[MATERIAL]:
========
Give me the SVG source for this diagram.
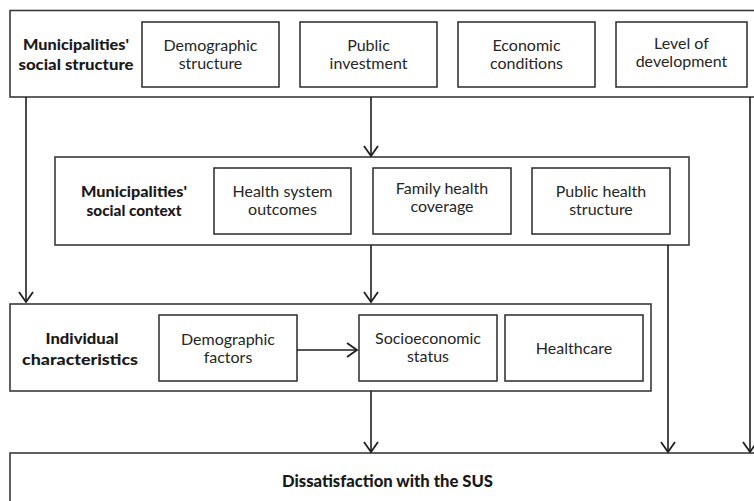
<svg xmlns="http://www.w3.org/2000/svg" width="754" height="501" viewBox="0 0 754 501">
  <style>
    .outer { fill: #ffffff; stroke: #3a3a3a; stroke-width: 1.6; }
    .box { fill: #ffffff; stroke: #2a2a2a; stroke-width: 1.5; }
    .lbl { font-family: Lato, "Open Sans", "DejaVu Sans", sans-serif; font-size: 16px; fill: #262626; text-anchor: middle; }
    .head { font-family: Lato, "Open Sans", "DejaVu Sans", sans-serif; font-weight: 900; font-size: 15.5px; fill: #1a1a1a; text-anchor: middle; }
    .conn { stroke: #1e1e1e; stroke-width: 1.6; fill: none; }
  </style>
  <defs>
    <marker id="arrow" markerUnits="userSpaceOnUse" markerWidth="20" markerHeight="20" viewBox="-12 -10 14 20" refX="0" refY="0" orient="auto">
      <path d="M-10,-7 L0,0 L-10,7" fill="none" stroke="#1e1e1e" stroke-width="1.8"/>
    </marker>
  </defs>

  <rect width="754" height="501" fill="#ffffff"/>

  <!-- Municipalities' social structure -->
  <g id="social-structure">
    <rect class="outer" x="10" y="10.5" width="760" height="86.5"/>
    <text class="head" x="76" y="50" textLength="106" lengthAdjust="spacingAndGlyphs">Municipalities'</text>
    <text class="head" x="76" y="70" textLength="115" lengthAdjust="spacingAndGlyphs">social structure</text>
  </g>
  <g id="demographic-structure">
    <rect class="box" x="142" y="22" width="137" height="65"/>
    <text class="lbl" x="210.5" y="51">Demographic</text>
    <text class="lbl" x="210.5" y="69">structure</text>
  </g>
  <g id="public-investment">
    <rect class="box" x="300" y="22" width="137" height="65"/>
    <text class="lbl" x="368.5" y="51">Public</text>
    <text class="lbl" x="368.5" y="69">investment</text>
  </g>
  <g id="economic-conditions">
    <rect class="box" x="458" y="22" width="137" height="65"/>
    <text class="lbl" x="526.5" y="51">Economic</text>
    <text class="lbl" x="526.5" y="69">conditions</text>
  </g>
  <g id="level-of-development">
    <rect class="box" x="616" y="22" width="131" height="65"/>
    <text class="lbl" x="681.5" y="49">Level of</text>
    <text class="lbl" x="681.5" y="67">development</text>
  </g>

  <!-- Municipalities' social context -->
  <g id="social-context">
    <rect class="outer" x="55" y="157" width="634" height="88"/>
    <text class="head" x="134" y="197" textLength="106" lengthAdjust="spacingAndGlyphs">Municipalities'</text>
    <text class="head" x="134" y="216" textLength="95" lengthAdjust="spacingAndGlyphs">social context</text>
  </g>
  <g id="health-system-outcomes">
    <rect class="box" x="214" y="168" width="137" height="66"/>
    <text class="lbl" x="282.5" y="197">Health system</text>
    <text class="lbl" x="282.5" y="215">outcomes</text>
  </g>
  <g id="family-health-coverage">
    <rect class="box" x="373" y="168" width="138" height="66"/>
    <text class="lbl" x="442" y="194">Family health</text>
    <text class="lbl" x="442" y="212">coverage</text>
  </g>
  <g id="public-health-structure">
    <rect class="box" x="532" y="168" width="138" height="66"/>
    <text class="lbl" x="601" y="197">Public health</text>
    <text class="lbl" x="601" y="215">structure</text>
  </g>

  <!-- Individual characteristics -->
  <g id="individual">
    <rect class="outer" x="10" y="304" width="641" height="87"/>
    <text class="head" x="82" y="344" textLength="73" lengthAdjust="spacingAndGlyphs">Individual</text>
    <text class="head" x="80" y="365" textLength="116" lengthAdjust="spacingAndGlyphs">characteristics</text>
  </g>
  <g id="demographic-factors">
    <rect class="box" x="159" y="315" width="138" height="66"/>
    <text class="lbl" x="228" y="345">Demographic</text>
    <text class="lbl" x="228" y="363">factors</text>
  </g>
  <g id="socioeconomic-status">
    <rect class="box" x="359" y="315" width="138" height="66"/>
    <text class="lbl" x="428" y="344">Socioeconomic</text>
    <text class="lbl" x="428" y="362">status</text>
  </g>
  <g id="healthcare">
    <rect class="box" x="505" y="315" width="138" height="66"/>
    <text class="lbl" x="574" y="354">Healthcare</text>
  </g>

  <!-- Outcome -->
  <g id="dissatisfaction">
    <rect class="outer" x="10" y="453" width="760" height="60"/>
    <text class="head" x="387.5" y="487" textLength="211" lengthAdjust="spacingAndGlyphs" style="font-size:16.5px">Dissatisfaction with the SUS</text>
  </g>

  <!-- Connectors -->
  <g id="connectors">
    <line class="conn" x1="26" y1="97" x2="26" y2="302" marker-end="url(#arrow)"/>
    <line class="conn" x1="371" y1="97" x2="371" y2="156" marker-end="url(#arrow)"/>
    <line class="conn" x1="371" y1="245" x2="371" y2="302" marker-end="url(#arrow)"/>
    <line class="conn" x1="371" y1="391" x2="371" y2="452" marker-end="url(#arrow)"/>
    <line class="conn" x1="668" y1="245" x2="668" y2="452" marker-end="url(#arrow)"/>
    <line class="conn" x1="750" y1="97" x2="750" y2="452" marker-end="url(#arrow)"/>
    <line class="conn" x1="297" y1="350" x2="357" y2="350" marker-end="url(#arrow)"/>
  </g>
</svg>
========
[TASK REQUIREMENTS]:
Pictures are excluded; copy all other data exactly as shown.

[RESPONSE TO THE EXERCISE]:
Give me the SVG source for this diagram.
<svg xmlns="http://www.w3.org/2000/svg" width="754" height="501" viewBox="0 0 754 501">
  <style>
    .outer { fill: #ffffff; stroke: #3a3a3a; stroke-width: 1.6; }
    .box { fill: #ffffff; stroke: #2a2a2a; stroke-width: 1.5; }
    .lbl { font-family: Lato, "Open Sans", "DejaVu Sans", sans-serif; font-size: 16px; fill: #262626; text-anchor: middle; }
    .head { font-family: Lato, "Open Sans", "DejaVu Sans", sans-serif; font-weight: 900; font-size: 15.5px; fill: #1a1a1a; text-anchor: middle; }
    .conn { stroke: #1e1e1e; stroke-width: 1.6; fill: none; }
  </style>
  <defs>
    <marker id="arrow" markerUnits="userSpaceOnUse" markerWidth="20" markerHeight="20" viewBox="-12 -10 14 20" refX="0" refY="0" orient="auto">
      <path d="M-10,-7 L0,0 L-10,7" fill="none" stroke="#1e1e1e" stroke-width="1.8"/>
    </marker>
  </defs>

  <rect width="754" height="501" fill="#ffffff"/>

  <!-- Municipalities' social structure -->
  <g id="social-structure">
    <rect class="outer" x="10" y="10.5" width="760" height="86.5"/>
    <text class="head" x="76" y="50" textLength="106" lengthAdjust="spacingAndGlyphs">Municipalities'</text>
    <text class="head" x="76" y="70" textLength="115" lengthAdjust="spacingAndGlyphs">social structure</text>
  </g>
  <g id="demographic-structure">
    <rect class="box" x="142" y="22" width="137" height="65"/>
    <text class="lbl" x="210.5" y="51">Demographic</text>
    <text class="lbl" x="210.5" y="69">structure</text>
  </g>
  <g id="public-investment">
    <rect class="box" x="300" y="22" width="137" height="65"/>
    <text class="lbl" x="368.5" y="51">Public</text>
    <text class="lbl" x="368.5" y="69">investment</text>
  </g>
  <g id="economic-conditions">
    <rect class="box" x="458" y="22" width="137" height="65"/>
    <text class="lbl" x="526.5" y="51">Economic</text>
    <text class="lbl" x="526.5" y="69">conditions</text>
  </g>
  <g id="level-of-development">
    <rect class="box" x="616" y="22" width="131" height="65"/>
    <text class="lbl" x="681.5" y="49">Level of</text>
    <text class="lbl" x="681.5" y="67">development</text>
  </g>

  <!-- Municipalities' social context -->
  <g id="social-context">
    <rect class="outer" x="55" y="157" width="634" height="88"/>
    <text class="head" x="134" y="197" textLength="106" lengthAdjust="spacingAndGlyphs">Municipalities'</text>
    <text class="head" x="134" y="216" textLength="95" lengthAdjust="spacingAndGlyphs">social context</text>
  </g>
  <g id="health-system-outcomes">
    <rect class="box" x="214" y="168" width="137" height="66"/>
    <text class="lbl" x="282.5" y="197">Health system</text>
    <text class="lbl" x="282.5" y="215">outcomes</text>
  </g>
  <g id="family-health-coverage">
    <rect class="box" x="373" y="168" width="138" height="66"/>
    <text class="lbl" x="442" y="194">Family health</text>
    <text class="lbl" x="442" y="212">coverage</text>
  </g>
  <g id="public-health-structure">
    <rect class="box" x="532" y="168" width="138" height="66"/>
    <text class="lbl" x="601" y="197">Public health</text>
    <text class="lbl" x="601" y="215">structure</text>
  </g>

  <!-- Individual characteristics -->
  <g id="individual">
    <rect class="outer" x="10" y="304" width="641" height="87"/>
    <text class="head" x="82" y="344" textLength="73" lengthAdjust="spacingAndGlyphs">Individual</text>
    <text class="head" x="80" y="365" textLength="116" lengthAdjust="spacingAndGlyphs">characteristics</text>
  </g>
  <g id="demographic-factors">
    <rect class="box" x="159" y="315" width="138" height="66"/>
    <text class="lbl" x="228" y="345">Demographic</text>
    <text class="lbl" x="228" y="363">factors</text>
  </g>
  <g id="socioeconomic-status">
    <rect class="box" x="359" y="315" width="138" height="66"/>
    <text class="lbl" x="428" y="344">Socioeconomic</text>
    <text class="lbl" x="428" y="362">status</text>
  </g>
  <g id="healthcare">
    <rect class="box" x="505" y="315" width="138" height="66"/>
    <text class="lbl" x="574" y="354">Healthcare</text>
  </g>

  <!-- Outcome -->
  <g id="dissatisfaction">
    <rect class="outer" x="10" y="453" width="760" height="60"/>
    <text class="head" x="387.5" y="487" textLength="211" lengthAdjust="spacingAndGlyphs" style="font-size:16.5px">Dissatisfaction with the SUS</text>
  </g>

  <!-- Connectors -->
  <g id="connectors">
    <line class="conn" x1="26" y1="97" x2="26" y2="302" marker-end="url(#arrow)"/>
    <line class="conn" x1="371" y1="97" x2="371" y2="156" marker-end="url(#arrow)"/>
    <line class="conn" x1="371" y1="245" x2="371" y2="302" marker-end="url(#arrow)"/>
    <line class="conn" x1="371" y1="391" x2="371" y2="452" marker-end="url(#arrow)"/>
    <line class="conn" x1="668" y1="245" x2="668" y2="452" marker-end="url(#arrow)"/>
    <line class="conn" x1="750" y1="97" x2="750" y2="452" marker-end="url(#arrow)"/>
    <line class="conn" x1="297" y1="350" x2="357" y2="350" marker-end="url(#arrow)"/>
  </g>
</svg>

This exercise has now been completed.